═══ MATERIAL PROVIDED ═══
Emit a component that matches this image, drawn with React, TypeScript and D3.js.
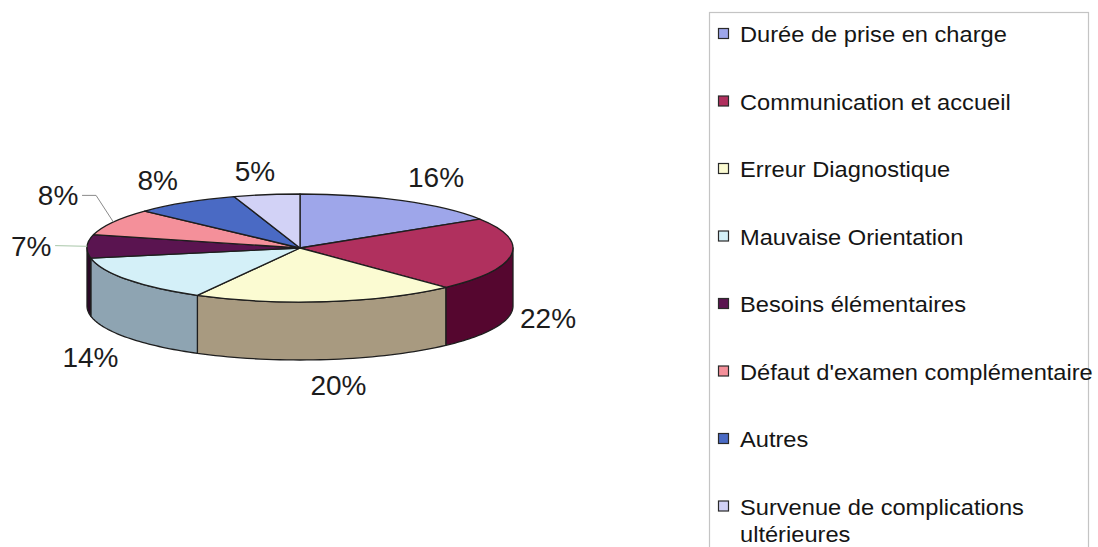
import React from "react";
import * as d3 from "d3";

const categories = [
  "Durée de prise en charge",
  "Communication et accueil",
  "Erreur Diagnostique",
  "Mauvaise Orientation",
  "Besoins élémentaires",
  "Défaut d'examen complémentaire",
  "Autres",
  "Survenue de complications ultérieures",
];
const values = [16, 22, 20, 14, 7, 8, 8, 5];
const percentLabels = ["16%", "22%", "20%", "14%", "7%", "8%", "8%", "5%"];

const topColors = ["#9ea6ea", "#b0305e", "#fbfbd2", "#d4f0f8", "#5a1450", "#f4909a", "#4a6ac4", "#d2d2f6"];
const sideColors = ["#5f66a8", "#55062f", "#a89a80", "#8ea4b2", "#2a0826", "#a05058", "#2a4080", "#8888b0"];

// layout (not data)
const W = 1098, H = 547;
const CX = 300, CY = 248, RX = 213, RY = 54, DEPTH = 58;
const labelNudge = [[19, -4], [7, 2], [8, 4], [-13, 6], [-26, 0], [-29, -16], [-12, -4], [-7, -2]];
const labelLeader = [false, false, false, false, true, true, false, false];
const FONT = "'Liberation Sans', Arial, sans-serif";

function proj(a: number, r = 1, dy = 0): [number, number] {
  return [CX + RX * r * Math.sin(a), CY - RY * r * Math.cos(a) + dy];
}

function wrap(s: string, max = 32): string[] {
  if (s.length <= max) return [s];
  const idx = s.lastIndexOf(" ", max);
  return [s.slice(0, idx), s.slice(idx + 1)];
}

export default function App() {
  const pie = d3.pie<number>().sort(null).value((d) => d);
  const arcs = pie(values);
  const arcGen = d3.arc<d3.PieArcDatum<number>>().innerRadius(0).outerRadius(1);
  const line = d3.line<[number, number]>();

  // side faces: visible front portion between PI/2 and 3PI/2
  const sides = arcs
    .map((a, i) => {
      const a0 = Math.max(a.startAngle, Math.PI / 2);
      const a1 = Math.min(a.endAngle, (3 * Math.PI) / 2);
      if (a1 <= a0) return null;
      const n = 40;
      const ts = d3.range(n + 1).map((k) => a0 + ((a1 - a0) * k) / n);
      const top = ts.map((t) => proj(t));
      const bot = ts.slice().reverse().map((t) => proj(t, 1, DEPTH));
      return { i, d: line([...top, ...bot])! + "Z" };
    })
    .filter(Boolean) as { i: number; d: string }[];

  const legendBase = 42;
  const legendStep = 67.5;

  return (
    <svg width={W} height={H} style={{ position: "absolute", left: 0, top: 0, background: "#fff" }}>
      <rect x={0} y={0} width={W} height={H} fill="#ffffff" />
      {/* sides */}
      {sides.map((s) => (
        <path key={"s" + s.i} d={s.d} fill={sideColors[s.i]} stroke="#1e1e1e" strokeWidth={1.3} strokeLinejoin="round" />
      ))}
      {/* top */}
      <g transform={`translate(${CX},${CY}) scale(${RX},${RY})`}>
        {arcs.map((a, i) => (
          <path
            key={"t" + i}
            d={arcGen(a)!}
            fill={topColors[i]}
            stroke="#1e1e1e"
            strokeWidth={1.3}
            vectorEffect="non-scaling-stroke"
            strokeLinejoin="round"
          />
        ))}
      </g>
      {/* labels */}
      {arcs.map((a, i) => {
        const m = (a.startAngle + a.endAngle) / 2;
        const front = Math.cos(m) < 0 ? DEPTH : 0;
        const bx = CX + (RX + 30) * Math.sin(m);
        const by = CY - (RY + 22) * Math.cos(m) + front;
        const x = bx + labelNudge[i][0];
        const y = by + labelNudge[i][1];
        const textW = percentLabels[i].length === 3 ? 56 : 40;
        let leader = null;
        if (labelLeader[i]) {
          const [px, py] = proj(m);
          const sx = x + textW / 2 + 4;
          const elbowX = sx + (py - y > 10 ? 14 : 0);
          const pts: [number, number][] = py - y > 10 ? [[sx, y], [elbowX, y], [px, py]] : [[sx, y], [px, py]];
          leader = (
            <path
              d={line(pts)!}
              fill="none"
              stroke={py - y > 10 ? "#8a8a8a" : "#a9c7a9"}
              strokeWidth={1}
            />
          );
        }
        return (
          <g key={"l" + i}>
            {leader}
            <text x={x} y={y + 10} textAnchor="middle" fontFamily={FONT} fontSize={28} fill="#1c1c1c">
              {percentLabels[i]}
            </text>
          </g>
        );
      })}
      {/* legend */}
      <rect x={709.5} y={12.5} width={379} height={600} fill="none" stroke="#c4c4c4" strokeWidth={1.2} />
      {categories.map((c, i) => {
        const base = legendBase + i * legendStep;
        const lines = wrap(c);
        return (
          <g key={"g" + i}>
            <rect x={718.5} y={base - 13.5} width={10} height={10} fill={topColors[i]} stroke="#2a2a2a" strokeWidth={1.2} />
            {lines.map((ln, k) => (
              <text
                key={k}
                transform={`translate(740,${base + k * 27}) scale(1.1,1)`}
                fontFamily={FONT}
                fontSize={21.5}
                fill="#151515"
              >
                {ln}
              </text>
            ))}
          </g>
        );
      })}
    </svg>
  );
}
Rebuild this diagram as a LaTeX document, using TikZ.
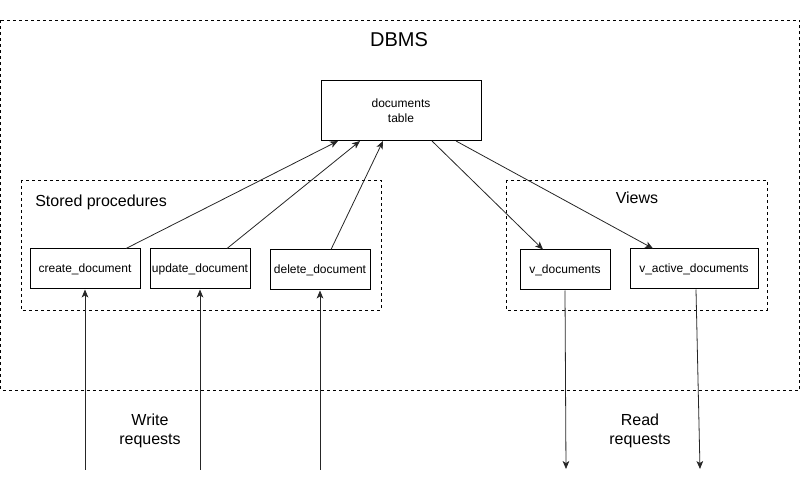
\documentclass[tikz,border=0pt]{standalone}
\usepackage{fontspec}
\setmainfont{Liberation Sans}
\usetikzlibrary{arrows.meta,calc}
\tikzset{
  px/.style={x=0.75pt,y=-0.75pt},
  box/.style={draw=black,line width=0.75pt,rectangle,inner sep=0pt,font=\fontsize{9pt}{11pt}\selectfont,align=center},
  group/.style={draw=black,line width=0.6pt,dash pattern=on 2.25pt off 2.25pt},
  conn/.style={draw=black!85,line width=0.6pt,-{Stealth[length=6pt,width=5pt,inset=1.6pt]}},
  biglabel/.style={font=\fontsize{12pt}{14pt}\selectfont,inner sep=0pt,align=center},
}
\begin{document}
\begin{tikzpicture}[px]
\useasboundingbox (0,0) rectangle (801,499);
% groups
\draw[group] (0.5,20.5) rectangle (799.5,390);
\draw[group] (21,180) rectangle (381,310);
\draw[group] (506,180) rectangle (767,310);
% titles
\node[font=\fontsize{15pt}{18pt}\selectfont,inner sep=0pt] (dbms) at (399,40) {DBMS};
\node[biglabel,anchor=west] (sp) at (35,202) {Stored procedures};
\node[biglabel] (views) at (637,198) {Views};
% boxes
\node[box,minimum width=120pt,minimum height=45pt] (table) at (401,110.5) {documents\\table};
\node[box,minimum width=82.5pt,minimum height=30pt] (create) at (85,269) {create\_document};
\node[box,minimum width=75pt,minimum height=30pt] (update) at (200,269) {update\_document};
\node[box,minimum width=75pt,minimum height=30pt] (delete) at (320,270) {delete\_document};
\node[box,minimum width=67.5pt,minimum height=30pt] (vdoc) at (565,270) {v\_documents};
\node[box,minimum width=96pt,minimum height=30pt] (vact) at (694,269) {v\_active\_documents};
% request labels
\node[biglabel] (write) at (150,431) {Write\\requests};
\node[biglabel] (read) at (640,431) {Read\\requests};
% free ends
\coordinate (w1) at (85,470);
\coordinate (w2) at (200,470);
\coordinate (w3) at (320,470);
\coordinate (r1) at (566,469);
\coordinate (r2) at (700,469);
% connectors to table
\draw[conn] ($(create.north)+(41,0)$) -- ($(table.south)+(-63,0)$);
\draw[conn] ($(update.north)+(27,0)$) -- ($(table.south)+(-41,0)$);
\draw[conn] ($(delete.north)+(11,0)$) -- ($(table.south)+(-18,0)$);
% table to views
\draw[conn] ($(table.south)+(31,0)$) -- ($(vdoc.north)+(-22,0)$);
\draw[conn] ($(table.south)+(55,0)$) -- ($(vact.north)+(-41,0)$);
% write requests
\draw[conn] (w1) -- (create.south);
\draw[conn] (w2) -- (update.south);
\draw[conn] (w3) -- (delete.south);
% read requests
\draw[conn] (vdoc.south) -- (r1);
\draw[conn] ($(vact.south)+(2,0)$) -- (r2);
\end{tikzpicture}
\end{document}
═══
* _WRITTEN PROBLEM_
Repeat only what runs from the first line of the records above to the line with "import * as", both included, word for word, minus the pictures.

* _EXERCISE ANSWER_
Emit a component that matches this image, drawn with React, TypeScript and D3.js.
import React from "react";
import * as d3 from "d3";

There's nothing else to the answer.